David Cameron made that point with a letter from a long serving official. It revealed there had been hands-off instructions to immigration. Had the Home Office tried to deport foreign criminals, they would have claimed asylum and the Prime Minister's "crackdown on asylum" headlines would have been jeopardised. It's Blair to blame. It's absolutely Blair.

Cameron's hands were shaking as he let this salvo off. I'm not surprised. It's a great thing to have a prime minister at your mercy. But so formidable is Mr B that even a ridiculous argument forcefully delivered will do. His main argument was indeed so self-defeating, so intellectually empty it must have come from the Home Secretary (whose brain is very much smaller than its casing). Mr Cameron had pointed out that, after Mr Clarke had been alerted to the problem, the rate of prisoners being released went up. Why?

The PM replied that there was a very simple reason. After they had been alerted to the problem, they applied more resources to it which had inevitably revealed more problems. The more they worked at solving the problem the worse it became (and under the new code) the more important it was for the Home Secretary to stay in position.

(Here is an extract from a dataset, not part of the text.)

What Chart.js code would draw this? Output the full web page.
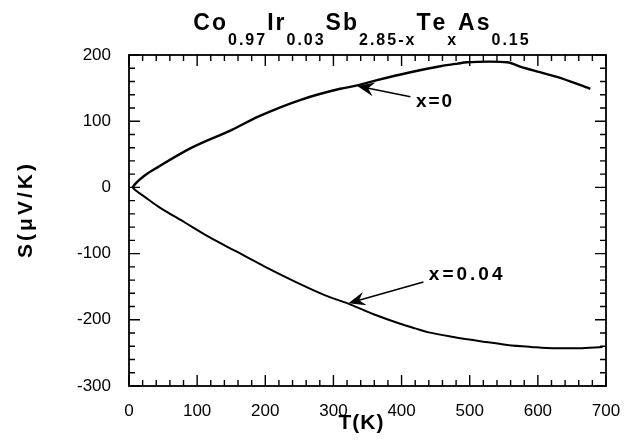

Then there was more headline-grabbing. All foreigners convicted of an imprisonable offence were to be automatically deported. Shoplifting and Asbo-breaking, remember, are imprisonable offences. That's what was dispiriting about our nice young Prime Minister. His mistake is to be corrected by an even larger and even more horrible mistake.

David Davis made a couple of powerful points to Charles Clarke: "Why did he tell the press before he told the police?" The announcement alerted the released convicts to the need to disappear. And also that the Home Secretary didn't need any new legislation - he has all the powers he needs to deport any foreigner he liked under the 1971 Immigration Act.

Charles Clarke himself put on a brutal display of vigour. It suits him. But he contradicted the PM. From what he said, prisoners wouldn't automatically be deported. Michael Howard pointed that out. There's a thought. Maybe Michael Howard should take over as Home Secretary. No: too liberal for the standards of the day.